About 3 hours shorter.she never used one word when ten words would do,I just wanted her to get to the point.
Get to the point,
She has a very good narration style.
I tried 4 times to listen to this audio book,each time she beat me into submission,by going using too many words.
"Great book, brilliantly read by the author"
A very rich book and wonderfully read. It brings together the personal journey of the author through the period where she is coming to terms with the sudden death of her father while training her hawk, and her analysis of the life and memoir of TH White who writes about his attempts to tame a similar a hawk. And much on history of falconry and on natural history.
I went it with somewhat low expectations but ended up really liking the story and the way the relationship between Helen and Mable developed. The narrator was good but could have done without the attempts at American accent in places (when narrating dialogue between the protagonist and an American colleague/ friend).

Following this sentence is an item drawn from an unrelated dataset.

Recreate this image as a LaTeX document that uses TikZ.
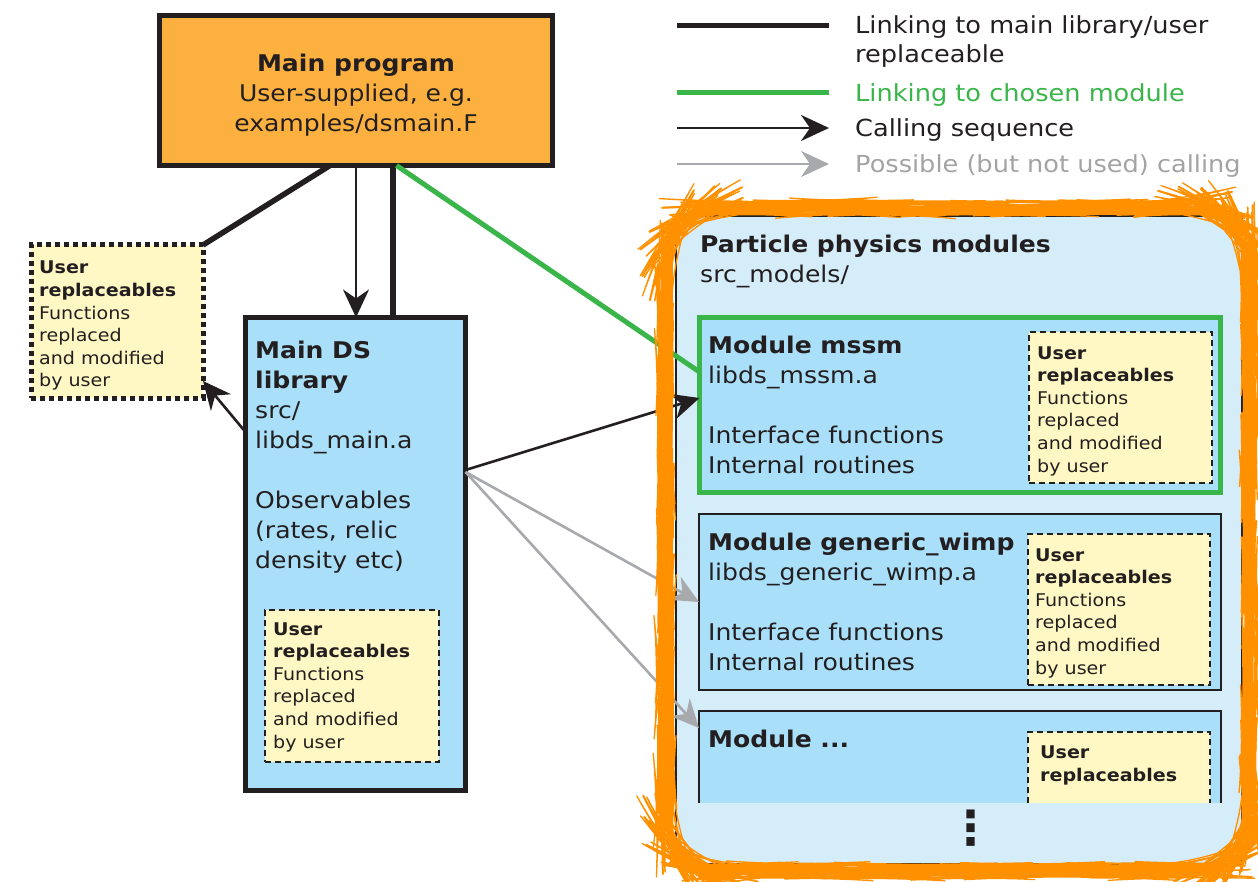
\documentclass[tikz,border=0pt]{standalone}
\usepackage{fontspec}
\setmainfont{DejaVu Sans}[FakeStretch=1.09]
\newfontfamily\dotsfont{DejaVu Sans}
\usetikzlibrary{arrows.meta,decorations.pathmorphing}
\definecolor{ink}{HTML}{231F20}
\definecolor{progorange}{HTML}{FBB040}
\definecolor{libblue}{HTML}{A9DFF8}
\definecolor{panelblue}{HTML}{D5ECF9}
\definecolor{userylw}{HTML}{FFF8C4}
\definecolor{linkgreen}{HTML}{39B54A}
\definecolor{callgray}{HTML}{A7A9AC}
\definecolor{txtgray}{HTML}{A3A3A3}
\definecolor{sketch}{HTML}{FF9000}
\begin{document}
\begin{tikzpicture}[x=1pt,y=-1pt,
  bigtxt/.style={font=\fontsize{23}{30}\selectfont, text=ink, inner sep=0, align=left, anchor=base west},
  smalltxt/.style={font=\fontsize{17.5}{22.6}\selectfont, text=ink, inner sep=0, align=left, anchor=base west},
  legtxt/.style={font=\fontsize{23.5}{29}\selectfont, inner sep=0, align=left, anchor=base west},
  boxnode/.style={draw=ink, inner sep=0, outer sep=0, anchor=north west},
  userbox/.style={boxnode, fill=userylw, line width=1.5pt, dash pattern=on 6pt off 4pt},
  linkline/.style={draw=ink, line width=5.5pt},
  greenline/.style={draw=linkgreen, line width=5pt},
  callarrow/.style={draw=ink, line width=2.6pt, -{Stealth[length=28pt,width=26pt,inset=9pt]}},
  grayarrow/.style={draw=callgray, line width=2.6pt, -{Stealth[length=28pt,width=26pt,inset=9pt]}},
  sketchline/.style={draw=sketch, line join=round, line cap=round, decorate, decoration={random steps, segment length=18pt, amplitude=1pt}}
]
\useasboundingbox (0,0) rectangle (1258,882);

% ---------- right panel ----------
\node[boxnode, fill=panelblue, line width=2.5pt, minimum width=566pt, minimum height=648pt] (panel) at (676,216) {};
\node[bigtxt] (paneltxt) at (700,283) {\textbf{Particle physics modules}\\src\_models/};

% module mssm
\node[boxnode, draw=linkgreen, fill=libblue, line width=5pt, minimum width=521pt, minimum height=175pt] (mssm) at (699.5,317.5) {};
\node[bigtxt] (mssmtxt) at (708,473) {\textbf{Module mssm}\\libds\_mssm.a\\[30pt]Interface functions\\Internal routines};
\node[userbox, minimum width=183pt, minimum height=151pt] (mssmuser) at (1029,332) {};
\node[smalltxt] (mssmusertxt) at (1037,472) {\textbf{User}\\\textbf{replaceables}\\Functions\\replaced\\and modified\\by user};

% module generic_wimp
\node[boxnode, fill=libblue, line width=1.5pt, minimum width=522pt, minimum height=176pt] (generic) at (699,514) {};
\node[bigtxt] (generictxt) at (708,670) {\textbf{Module generic\_wimp}\\libds\_generic\_wimp.a\\[30pt]Interface functions\\Internal routines};
\node[userbox, minimum width=182pt, minimum height=151pt] (genericuser) at (1028,534) {};
\node[smalltxt] (genericusertxt) at (1035,674) {\textbf{User}\\\textbf{replaceables}\\Functions\\replaced\\and modified\\by user};

% module ...
\node[boxnode, draw=none, fill=libblue, minimum width=522pt, minimum height=92pt] (mdots) at (699,711) {};
\draw[ink, line width=1.5pt] (mdots.south west) |- (mdots.north east) -- (mdots.south east);
\node[bigtxt] (mdotstxt) at (708,747) {\textbf{Module ...}};
\node[boxnode, draw=none, fill=userylw, minimum width=182pt, minimum height=71pt] (mdotsuser) at (1028,732) {};
\draw[ink, line width=1.5pt, dash pattern=on 6pt off 4pt] (mdotsuser.south west) |- (mdotsuser.north east) -- (mdotsuser.south east);
\node[smalltxt] (mdotsusertxt) at (1040,781) {\textbf{User}\\\textbf{replaceables}};
\node[font=\dotsfont\bfseries\fontsize{47}{47}\selectfont, text=ink, inner sep=0, anchor=center] (vdots) at (971,828) {⋮};

% ---------- left side ----------
\node[boxnode, fill=progorange, line width=5pt, minimum width=393pt, minimum height=150pt] (main) at (159.5,15.5) {};
\node[bigtxt, align=center, anchor=base] (maintxt) at (356,132) {\textbf{Main program}\\User-supplied, e.g.\\examples/dsmain.F};

\node[boxnode, fill=userylw, line width=5pt, dash pattern=on 5pt off 4pt, minimum width=172pt, minimum height=153pt] (leftuser) at (31,245) {};
\node[smalltxt] (leftusertxt) at (39,387) {\textbf{User}\\\textbf{replaceables}\\Functions\\replaced\\and modified\\by user};

\node[boxnode, fill=libblue, line width=5pt, minimum width=220pt, minimum height=473pt] (ds) at (245.5,317.5) {};
\node[bigtxt] (dstxt) at (255,568) {\textbf{Main DS}\\\textbf{library}\\src/\\libds\_main.a\\[30pt]Observables\\(rates, relic\\density etc)};
\node[userbox, minimum width=174pt, minimum height=152pt] (dsuser) at (265,610) {};
\node[smalltxt] (dsusertxt) at (273,748) {\textbf{User}\\\textbf{replaceables}\\Functions\\replaced\\and modified\\by user};

% ---------- connectors ----------
\draw[linkline] ([xshift=170.5pt]main.south west) -- (leftuser.north east);
\draw[callarrow] ([xshift=196.5pt]main.south west) -- ([xshift=110.5pt]ds.north west);
\draw[linkline] ([xshift=233.5pt]main.south west) -- ([xshift=147.5pt]ds.north west);
\draw[greenline] ([xshift=237pt]main.south west) -- ([yshift=-54.5pt]mssm.north west);
\draw[callarrow] ([yshift=-114.5pt]ds.north west) -- ([yshift=-136pt]leftuser.north east);
\draw[callarrow] ([yshift=-152.5pt]ds.north east) -- ([yshift=-80.5pt]mssm.north west);
\draw[grayarrow] ([yshift=-154.5pt]ds.north east) -- ([yshift=-88pt]generic.north west);
\draw[grayarrow] ([yshift=-154.5pt]ds.north east) -- ([yshift=-17pt]mdots.north west);

% ---------- legend ----------
\coordinate (la1) at (677,26);  \coordinate (lb1) at (829,26);
\coordinate (la2) at (677,93);  \coordinate (lb2) at (829,93);
\coordinate (la3) at (677,128); \coordinate (lb3) at (829,128);
\coordinate (la4) at (677,164); \coordinate (lb4) at (829,164);
\draw[draw=ink, line width=5pt] (la1) -- (lb1);
\draw[greenline] (la2) -- (lb2);
\draw[callarrow] (la3) -- (lb3);
\draw[grayarrow] (la4) -- (lb4);
\node[legtxt, text=ink] (leg1) at (855,63) {Linking to main library/user\\replaceable};
\node[legtxt, text=linkgreen] (leg2) at (855,102) {Linking to chosen module};
\node[legtxt, text=ink] (leg3) at (855,137) {Calling sequence};
\node[legtxt, text=txtgray] (leg4) at (855,173) {Possible (but not used) calling};

% ---------- orange sketch loop ----------
\pgfmathsetseed{11}
\draw[draw=sketch, line width=6pt, rounded corners=58pt] (666,209) rectangle (1248,870);
\draw[sketchline, line width=2pt, rounded corners=60pt] (662,205) rectangle (1252,874);
\draw[sketchline, line width=2pt, rounded corners=56pt] (670,212) rectangle (1245,866);
\draw[sketchline, line width=1.3pt, rounded corners=62pt] (659,202) rectangle (1255,877);
\draw[sketchline, line width=1.3pt, rounded corners=54pt] (672,214) rectangle (1243,864);
\draw[sketchline, line width=1.5pt, rounded corners=58pt] (664,207) rectangle (1250,872);
\end{tikzpicture}
\end{document}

This is a well written and extremely well read book. Like many recent 'nature' books it is literary and knowing, and all the better for it.
A lovely book.
"Open a new world"
This is a wonderful story of loss and struggle; it is also a story intwined with the changing season and is very brave document of coping with grief told sensitively and lyrically.
Helen MacDonald is author and narrator as well as falconer. I know nothing much about falconry. I have seen flaconers displays and fly their birds at county shows or something, but this ancient art of training and flying raptors is obviously more than an ancient curio seen in museum tapestries or carvings and illustrated medieval Books of Hours etc. She brings alive the passion and pain of living and bonding with a goshawk and weaves into it the story of T H White's experiences not only as a fellow goshawk trainer but also as a very damaged man.
She tells the story of her life, that of her father's and of T H White with a truth and understanding that makes it more than the sum of its parts. I think too knowing that she is also the narrator makes is much more of a personal story. Very well done!